What if, instead of trying to wake your husband, you lovingly took care of him? 

  Imagine the breath of relief that gives both of you.  Imagine his eyes peeking open for a moment, and he sees you, not white-knuckling the steering wheel and shooting him side-eye. But instead, you’re relaxed, you’re singing along to your music, and when you see him looking at you, you smile lovingly at him. Wouldn’t that be a sight to wake up to? You are not responsible for his soul. He will have his own journey. 

If you’re full of resentment, you’re probably not radiating joy. The narrow path is not easy. Being a joyful witness is an essential part we can play in our family’s faith, and it starts with surrender.  

Once, not too long ago, I was in deep prayer for my husband. Jesus and I were locked in a spiritual tug-of-war. My eyes kept wandering over to an adorable couple sitting near me.  They were praying together. She was kneeling with her head bowed. I saw her husband lean over and kiss the top of her head.  It was beautiful, but it was tearing my heart to pieces. It took full surrender to realize I was breaking the 10th commandment.

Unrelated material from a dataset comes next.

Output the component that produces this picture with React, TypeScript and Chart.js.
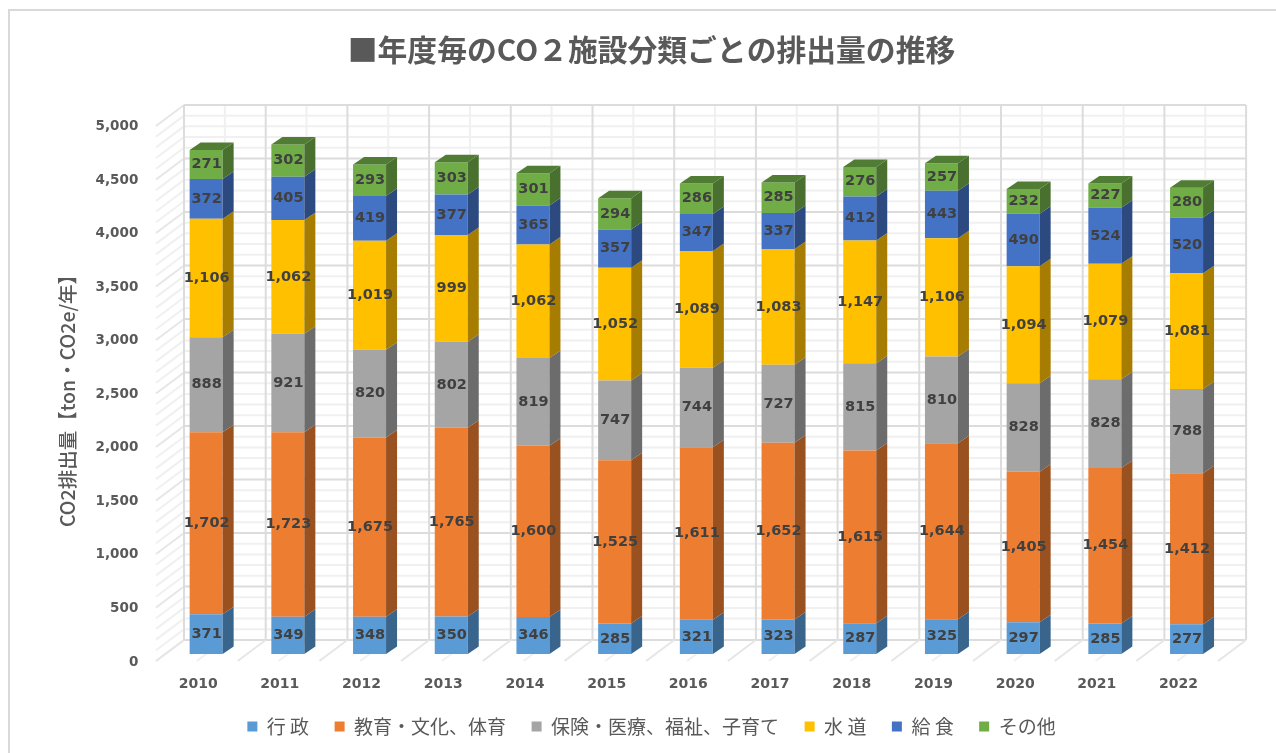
import React, { useEffect, useRef } from "react";
import { Chart, registerables } from "chart.js";

Chart.register(...registerables);

const years = ["2010","2011","2012","2013","2014","2015","2016","2017","2018","2019","2020","2021","2022"];
const gyosei = [371,349,348,350,346,285,321,323,287,325,297,285,277];
const kyoiku = [1702,1723,1675,1765,1600,1525,1611,1652,1615,1644,1405,1454,1412];
const hoken = [888,921,820,802,819,747,744,727,815,810,828,828,788];
const suido = [1106,1062,1019,999,1062,1052,1089,1083,1147,1106,1094,1079,1081];
const kyushoku = [372,405,419,377,365,357,347,337,412,443,490,524,520];
const sonota = [271,302,293,303,301,294,286,285,276,257,232,227,280];

const seriesNames = ["行 政","教育・文化、体育","保険・医療、福祉、子育て","水 道","給 食","その他"];
const seriesValues = [gyosei,kyoiku,hoken,suido,kyushoku,sonota];
const frontColors = ["#5B9BD5","#ED7D31","#A5A5A5","#FFC000","#4472C4","#70AD47"];
const sideColors = ["#39658C","#9A5120","#6C6C6C","#A67D00","#2C4A80","#49702E"];
const topColor = "#507C33";

const CJK = '"Noto Sans CJK JP", "Noto Sans", sans-serif';
const NUM = '"DejaVu Sans", sans-serif';
const TEXT = "#595959";

// 3D projection offsets, relative to the plane of the bars' front faces
const BAR = { dx: 11, dy: 7.5 };
const BACK = { dx: 18.7, dy: 14 };
const FRONT = { dx: -9.3, dy: -7 };

const frame3d = {
  id: "frame3d",
  beforeDraw(chart: any) {
    const { ctx, width, height } = chart;
    ctx.save();
    ctx.fillStyle = "#fff";
    ctx.fillRect(0, 0, width, height);
    ctx.strokeStyle = "#D9D9D9";
    ctx.lineWidth = 2;
    ctx.strokeRect(9, 10, width + 50, height + 50);
    ctx.restore();
  },
  beforeDatasetsDraw(chart: any) {
    const { ctx } = chart;
    const x = chart.scales.x;
    const y = chart.scales.y;
    const y0 = y.getPixelForValue(0);
    const yMax = y.getPixelForValue(5000);
    const line = (a: number, b: number, c: number, d: number, color: string, w: number) => {
      ctx.strokeStyle = color;
      ctx.lineWidth = w;
      ctx.beginPath();
      ctx.moveTo(a, b);
      ctx.lineTo(c, d);
      ctx.stroke();
    };
    ctx.save();
    const minor = "#F0F0F0";
    const major = "#DCDCDC";
    for (const pass of [0, 1]) {
      for (let v = 0; v <= 5000; v += 100) {
        const isMajor = v % 500 === 0;
        if (isMajor !== (pass === 1)) continue;
        const py = y.getPixelForValue(v);
        const c = isMajor ? major : minor;
        line(x.left + BACK.dx, py - BACK.dy, x.right + BACK.dx, py - BACK.dy, c, 2);
        line(x.left + FRONT.dx, py - FRONT.dy, x.left + BACK.dx, py - BACK.dy, isMajor ? "#E6E6E6" : minor, 2);
      }
      for (let i = 0; i <= years.length * 2; i++) {
        const isMajor = i % 2 === 0;
        if (isMajor !== (pass === 1)) continue;
        const px = x.getPixelForValue(i / 2 - 0.5);
        const c = isMajor ? major : minor;
        line(px + BACK.dx, yMax - BACK.dy, px + BACK.dx, y0 - BACK.dy, c, 2);
        line(px + FRONT.dx, y0 - FRONT.dy, px + BACK.dx, y0 - BACK.dy, isMajor ? "#E6E6E6" : minor, 2);
      }
    }
    ctx.restore();
  },
  afterDatasetsDraw(chart: any) {
    const { ctx } = chart;
    ctx.save();
    const n = chart.data.datasets.length;
    const poly = (pts: number[][], color: string) => {
      ctx.fillStyle = color;
      ctx.beginPath();
      pts.forEach((p, i) => (i ? ctx.lineTo(p[0], p[1]) : ctx.moveTo(p[0], p[1])));
      ctx.closePath();
      ctx.fill();
    };
    for (let d = 0; d < n; d++) {
      chart.getDatasetMeta(d).data.forEach((bar: any) => {
        const r = bar.x + bar.width / 2;
        const l = bar.x - bar.width / 2;
        poly([[r, bar.y],[r + BAR.dx, bar.y - BAR.dy],[r + BAR.dx, bar.base - BAR.dy],[r, bar.base]], sideColors[d]);
        if (d === n - 1) {
          poly([[l, bar.y],[l + BAR.dx, bar.y - BAR.dy],[r + BAR.dx, bar.y - BAR.dy],[r, bar.y]], topColor);
        }
      });
    }
    // data labels
    ctx.font = `bold 14.5px ${NUM}`;
    ctx.fillStyle = "#404040";
    ctx.textAlign = "center";
    ctx.textBaseline = "middle";
    for (let d = 0; d < n; d++) {
      chart.getDatasetMeta(d).data.forEach((bar: any, i: number) => {
        const v = chart.data.datasets[d].data[i];
        ctx.fillText(v.toLocaleString("en-US"), bar.x + 0.5, (bar.y + bar.base) / 2);
      });
    }
    // axis title
    ctx.translate(68, 396);
    ctx.rotate(-Math.PI / 2);
    ctx.font = `500 19.5px ${CJK}`;
    ctx.fillStyle = TEXT;
    ctx.fillText("CO2排出量【ton・CO2e/年】", 0, 0);
    ctx.restore();
  },
};

export default function App() {
  const ref = useRef<HTMLCanvasElement | null>(null);
  useEffect(() => {
    if (!ref.current) return;
    const chart = new Chart(ref.current, {
      type: "bar",
      data: {
        labels: years,
        datasets: seriesNames.map((name, i) => ({
          label: name,
          data: seriesValues[i],
          backgroundColor: frontColors[i],
          borderWidth: 0,
          categoryPercentage: 1,
          barPercentage: 0.404,
        })),
      },
      options: {
        responsive: false,
        animation: false,
        locale: "en-US",
        layout: { padding: { left: 75.6, right: 48.6, top: 0, bottom: 7 } },
        plugins: {
          tooltip: { enabled: false },
          title: {
            display: true,
            text: "■年度毎のCO２施設分類ごとの排出量の推移",
            color: TEXT,
            font: { family: CJK, size: 29.8, weight: "bold", lineHeight: 1.2 },
            padding: { top: 32.1, bottom: 51.1 },
          },
          legend: {
            position: "bottom",
            labels: {
              boxWidth: 10,
              boxHeight: 10,
              padding: 25.5,
              color: TEXT,
              font: { family: CJK, size: 19 },
            },
          },
        },
        scales: {
          x: {
            stacked: true,
            grid: { display: false },
            border: { display: false },
            afterFit: (s: any) => { s.height = 37.5; },
            ticks: {
              color: TEXT,
              font: { family: NUM, size: 14, weight: "bold" },
              mirror: true,
              padding: -38.5,
              labelOffset: -8,
              maxRotation: 0,
              autoSkip: false,
            },
          },
          y: {
            stacked: true,
            min: 0,
            max: 5000,
            grid: { display: false },
            border: { display: false },
            afterFit: (s: any) => { s.width = 89.7; },
            ticks: {
              stepSize: 500,
              color: TEXT,
              font: { family: NUM, size: 13.5, weight: "bold" },
              padding: 19,
              labelOffset: 8,
            },
          },
        },
      } as any,
      plugins: [frame3d],
    });
    return () => chart.destroy();
  }, []);
  return (
    <canvas
      ref={ref}
      width={1276}
      height={753}
      style={{ position: "fixed", left: 0, top: 0, width: 1276, height: 753, filter: "blur(0.4px)" }}
    />
  );
}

“You shall not covet your neighbor’s wife, or his male or female servant, his ox or donkey, or anything that belongs to your neighbor.” Exodus 20:17

I didn’t want that woman’s husband. I wanted her marriage. I’m exposing this deeply personal sin to caution others. Be careful not to look at the cars around you. God sees you. He will not abandon you on this journey. Remember, no human is perfect. Love your husband and rejoice in the journey.

Teach

Train up a child in the way he should go,

And when he is old he will not depart from it.

Proverbs 22:6

I admit, sometimes I still have to fight the all-or-nothing pattern of thinking that tells me my children are doomed to become delinquents without their father guiding them to Jesus.

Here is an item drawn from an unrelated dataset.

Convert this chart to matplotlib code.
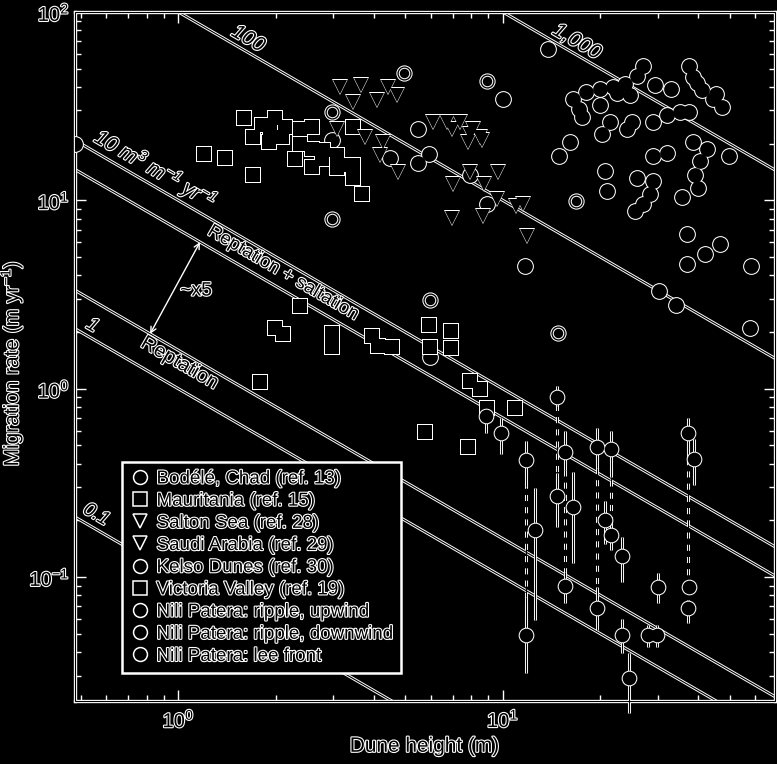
import numpy as np
import matplotlib
matplotlib.use('Agg')
import matplotlib.pyplot as plt
from matplotlib import patheffects as pe
from matplotlib.lines import Line2D
from matplotlib.patches import Rectangle
from matplotlib.ticker import NullFormatter

# ---- data (dune height in m, migration rate in m/yr) ----
bodele_h = [13.8, 27.0, 29.4, 32.9, 37.6, 38.5, 41.0, 44.3, 47.3,
            16.4, 18.1, 19.9, 21.8, 23.8, 24.6,
            17.5, 19.9, 21.4, 20.2, 24.1, 25.1,
            29.0, 32.0, 35.1, 37.6,
            16.1, 14.9, 20.6, 20.9, 25.9, 29.0, 32.0,
            38.5, 42.5, 40.5, 39.0, 39.9, 35.6,
            29.0, 28.4, 27.0, 25.5, 49.7,
            36.9, 36.9, 46.6, 41.9, 58.0, 11.7, 30.2, 34.1, 57.7,
            5.96, 5.47, 5.92, 5.47, 4.49, 7.92, 8.93, 10.0, 2.97, 0.48,
            26.0, 39.8, 45.5, 17.2, 22.5]
bodele_v = [63.7, 51.8, 41.1, 39.2, 51.8, 45.3, 38.7, 34.7, 31.4,
            34.7, 37.7, 39.2, 40.1, 41.6, 36.4,
            27.8, 32.2, 26.2, 22.6, 24.0, 26.2,
            26.2, 28.5, 29.6, 29.6,
            20.5, 17.1, 14.4, 11.2, 13.2, 17.1, 17.9,
            20.5, 18.8, 16.1, 13.7, 11.6, 10.4,
            12.6, 10.8, 9.52, 8.74, 17.3,
            6.61, 4.59, 5.85, 5.18, 4.5, 4.48, 3.30, 2.78, 2.10,
            1.48, 23.8, 17.7, 15.7, 16.7, 13.7, 9.52, 34.7, 21.0, 19.8,
            46.0, 42.0, 36.5, 30.5, 37.0]

mauritania_h = [1.59, 1.20, 1.39, 1.70, 1.70, 1.81, 1.98, 2.08, 1.90, 2.37, 2.58, 2.37, 2.29,
                2.58, 2.58, 2.79, 2.77, 3.08, 3.08, 3.31, 3.45, 3.45, 3.45, 3.68, 2.13, 1.92]
mauritania_v = [27.5, 17.7, 16.7, 13.7, 21.8, 25.2, 27.5, 21.8, 20.5, 24.0, 24.6, 19.8, 16.5,
                18.8, 15.1, 18.6, 16.5, 17.5, 14.8, 15.5, 24.6, 15.5, 13.1, 10.8, 24.6, 23.6]

salton_h = [3.15, 3.65, 4.42, 3.45, 4.09, 4.72, 3.08, 3.76, 4.27, 4.17, 4.75,
            7.01, 7.92, 8.74, 9.65, 9.58, 11.0, 11.5, 6.97, 8.67, 11.9]
salton_v = [40.1, 41.1, 40.1, 33.4, 34.2, 36.4, 23.8, 21.8, 20.5, 17.5, 14.2,
            12.2, 14.2, 12.2, 14.2, 10.2, 9.30, 9.52, 8.03, 8.23, 6.45]

saudi_h = [6.09, 6.72, 6.97, 7.91, 8.08, 7.80, 8.49, 7.37, 8.6]
saudi_v = [26.2, 26.2, 24.0, 22.4, 24.0, 20.5, 21.8, 26.2, 21.0]

kelso_h = [2.97, 2.97, 4.95, 8.93, 16.8, 5.96, 14.8]
kelso_v = [29.6, 7.93, 47.5, 43.1, 9.88, 2.96, 1.98]

victoria_h = [2.37, 1.99, 2.10, 2.97, 2.97, 3.95, 4.12, 4.55, 1.78, 5.92, 6.91, 6.91,
              5.96, 7.92, 8.49, 8.93, 10.9, 5.75, 7.80]
victoria_v = [2.75, 2.10, 1.95, 1.98, 1.67, 1.91, 1.69, 1.67, 1.08, 2.18, 2.03, 1.65,
              1.67, 1.10, 1.00, 0.79, 0.79, 0.592, 0.493]

nili_up_h = [8.87, 9.86, 11.8, 14.7, 15.6, 19.5, 21.5, 37.1, 38.7]
nili_up_v = [0.72, 0.585, 0.421, 0.907, 0.459, 0.488, 0.481, 0.585, 0.426]
nili_up_lo = [0.58, 0.45, 0.30, 0.81, 0.37, 0.38, 0.34, 0.40, 0.31]
nili_up_hi = [0.72, 0.70, 0.53, 1.04, 0.60, 0.62, 0.60, 0.70, 0.54]

nili_down_h = [11.8, 12.6, 14.7, 15.6, 16.5, 19.5, 20.6, 21.5, 37.1]
nili_down_v = [0.0493, 0.177, 0.268, 0.0896, 0.235, 0.0686, 0.20, 0.167, 0.0686]
nili_down_lo = [0.031, 0.059, 0.184, 0.0729, 0.119, 0.0525, 0.15, 0.14, 0.0571]
nili_down_hi = [0.0784, 0.299, 0.355, 0.106, 0.36, 0.0886, 0.255, 0.20, 0.0755]

nili_lee_h = [23.3, 23.3, 24.4, 28.0, 29.8, 30.0, 37.4]
nili_lee_v = [0.129, 0.0493, 0.0292, 0.0493, 0.0493, 0.0886, 0.0886]
nili_lee_lo = [0.094, 0.0397, 0.019, 0.0426, 0.0426, 0.0729, 0.0886]
nili_lee_hi = [0.163, 0.060, 0.0397, 0.0557, 0.0557, 0.105, 0.0886]

# same dune: ripple rate linked to the lower value
link_h = [11.8, 14.7, 15.6, 19.5, 21.5, 37.1]
link_top = [0.421, 0.907, 0.459, 0.488, 0.481, 0.585]
link_bottom = [0.0493, 0.268, 0.0896, 0.0686, 0.167, 0.0886]

flux_levels = [0.1, 1, 10, 100, 1000]   # m3 m-1 yr-1
reptation_flux = 1.6
rep_salt_flux = 7.0

legend_labels = ['Bodélé, Chad (ref. 13)', 'Mauritania (ref. 15)', 'Salton Sea (ref. 28)',
                 'Saudi Arabia (ref. 29)', 'Kelso Dunes (ref. 30)', 'Victoria Valley (ref. 19)',
                 'Nili Patera: ripple, upwind', 'Nili Patera: ripple, downwind',
                 'Nili Patera: lee front']
legend_markers = ['o', 's', 'v', 'v', 'o', 's', 'o', 'o', 'o']

# ---- style ----
plt.rcParams['font.family'] = ['Liberation Sans', 'DejaVu Sans']
plt.rcParams['mathtext.fontset'] = 'custom'
plt.rcParams['mathtext.rm'] = 'Liberation Sans'
plt.rcParams['mathtext.it'] = 'Liberation Sans:italic'
plt.rcParams['mathtext.default'] = 'regular'

outline = [pe.withStroke(linewidth=1.6, foreground='white')]

fig = plt.figure(figsize=(7.77, 7.64), dpi=100, facecolor='black')
ax = fig.add_axes([0.0965, 0.0825, 0.9009, 0.9018])
ax.set_facecolor('black')
ax.set_xscale('log')
ax.set_yscale('log')
ax.set_xlim(0.48, 69)
ax.set_ylim(0.022, 100)


def double_line(x, y, z=2, **kw):
    ax.plot(x, y, color='white', lw=2.2, zorder=z, solid_capstyle='butt', **kw)
    ax.plot(x, y, color='black', lw=0.8, zorder=z + 0.05, **kw)


def hollow(x, y, marker, ms, z, rings=1):
    for k in range(rings):
        s = ms - 3.4 * k
        ax.plot(x, y, ls='none', marker=marker, ms=s + 1.5, mfc='white', mew=0, zorder=z + 0.2 * k)
        ax.plot(x, y, ls='none', marker=marker, ms=s, mfc='black', mew=0, zorder=z + 0.2 * k + 0.1)


def bars(h, lo, hi, z=3):
    ax.vlines(h, lo, hi, colors='white', lw=2.2, zorder=z, clip_on=False)
    ax.vlines(h, lo, hi, colors='black', lw=0.8, zorder=z + 0.05, clip_on=False)


# constant flux lines
xs = np.array(ax.get_xlim())
for q in flux_levels + [reptation_flux, rep_salt_flux]:
    double_line(xs, q / xs)

# dotted links between points of the same dune
ax.vlines(link_h, link_bottom, link_top, colors='white', lw=2.2, linestyles=(0, (2, 2)), zorder=2.5)
ax.vlines(link_h, link_bottom, link_top, colors='black', lw=0.8, zorder=2.6)

bars(nili_up_h, nili_up_lo, nili_up_hi)
bars(nili_down_h, nili_down_lo, nili_down_hi)
bars(nili_lee_h, nili_lee_lo, nili_lee_hi)

hollow(bodele_h, bodele_v, 'o', 10.6, 4)
hollow(mauritania_h, mauritania_v, 's', 9.8, 5)
hollow(salton_h, salton_v, 'v', 10.2, 6)
hollow(saudi_h, saudi_v, 'v', 10.2, 6.5)
hollow(kelso_h, kelso_v, 'o', 10.2, 7, rings=2)
hollow(victoria_h, victoria_v, 's', 10.2, 5.5)
hollow(nili_up_h, nili_up_v, 'o', 9.8, 8)
hollow(nili_down_h, nili_down_v, 'o', 9.8, 8)
hollow(nili_lee_h, nili_lee_v, 'o', 9.8, 8)

# line labels, rotated along the flux lines
p0 = ax.transData.transform((1, 1))
p1 = ax.transData.transform((10, 0.1))
ang = np.degrees(np.arctan2(p1[1] - p0[1], p1[0] - p0[0]))

labels = [
    ('100', 1.64, 72, 15, 'italic'),
    ('1,000', 16.9, 69.4, 15, 'italic'),
    ('10 m$^3$ m$^{-1}$ yr$^{-1}$', 0.85, 14.6, 15, 'italic'),
    ('Reptation + saltation', 2.10, 4.11, 13.5, 'normal'),
    ('Reptation', 1.01, 1.37, 14.5, 'normal'),
    ('1', 0.542, 2.15, 14, 'italic'),
    ('0.1', 0.557, 0.213, 14, 'italic'),
]
for s, x, y, fs, st in labels:
    ax.text(x, y, s, rotation=ang, rotation_mode='anchor', ha='center', va='center',
            fontsize=fs, style=st, color='black', path_effects=outline, zorder=9)

ax.annotate('', xy=(0.818, reptation_flux / 0.818), xytext=(1.166, rep_salt_flux / 1.166),
            arrowprops=dict(arrowstyle='<->', color='white', lw=1.0, mutation_scale=10,
                            shrinkA=0, shrinkB=0), zorder=9)
ax.text(1.134, 3.30, '~x5', fontsize=14, ha='center', va='center', color='black',
        path_effects=outline, zorder=9)

# axes frame and ticks
for sp in ax.spines.values():
    sp.set_color('white')
    sp.set_linewidth(2.4)
ax.add_patch(Rectangle((0, 0), 1, 1, transform=ax.transAxes, fill=False, ec='black',
                       lw=0.8, clip_on=False, zorder=3))
ax.tick_params(which='both', direction='in', top=True, right=True, colors='white')
ax.tick_params(which='major', length=8, width=1, labelsize=14.5)
ax.tick_params(which='minor', length=4, width=1)
ax.tick_params(axis='x', pad=6)
ax.tick_params(axis='y', pad=4)
ax.xaxis.set_minor_formatter(NullFormatter())
ax.yaxis.set_minor_formatter(NullFormatter())

ax.set_xlabel('Dune height (m)', fontsize=15, color='black', path_effects=outline, labelpad=4)
ax.set_ylabel('Migration rate (m yr$^{-1}$)', fontsize=15, color='black',
              path_effects=outline)
ax.yaxis.set_label_coords(-0.072, 0.49)

handles = [Line2D([], [], ls='none', marker=m, ms=10, mfc='black', mec='white', mew=1.1)
           for m in legend_markers]
leg = ax.legend(handles, legend_labels, loc='upper left', bbox_to_anchor=(0.067, 0.347),
                borderaxespad=0, fontsize=13.5, facecolor='black', edgecolor='white',
                framealpha=1, fancybox=False, handlelength=1.0, handletextpad=0.4,
                labelspacing=0.27, borderpad=0.45)
leg.get_frame().set_linewidth(1.8)
leg.set_zorder(20)
for t in leg.get_texts():
    t.set_color('black')
    t.set_path_effects(outline)

fig.canvas.draw()
for lbl in ax.get_xticklabels() + ax.get_yticklabels():
    lbl.set_color('black')
    lbl.set_path_effects(outline)

fig.savefig('out.png', dpi=100, facecolor='black')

Though example is the ideal way to raise a child in the faith, it is important not to undermine the importance of teaching the faith to our children. That is where mothers excel. We are the first teachers of our children.  We sing, tell stories, and can turn anything into a valuable life lesson. Use all of this as an opportunity to teach the faith to your children. Think psalms and bible stories. Conflict becomes a lesson in forgiveness. Discipline, a lesson in love and obedience. Proverbs tells us they will not depart from these lessons. Leave the rest to the Holy Spirit. Again, we come to surrender, though that’s not easy to do.

*** 

The man may be called to lead the family, but God chose a woman to bring Christ into the world. Mary did not force belief. She bore Christ faithfully. In our own homes, we can do the same. We introduce our children to Jesus. We speak His name. We model surrender. And even if they wander on their journey, they will know the way back.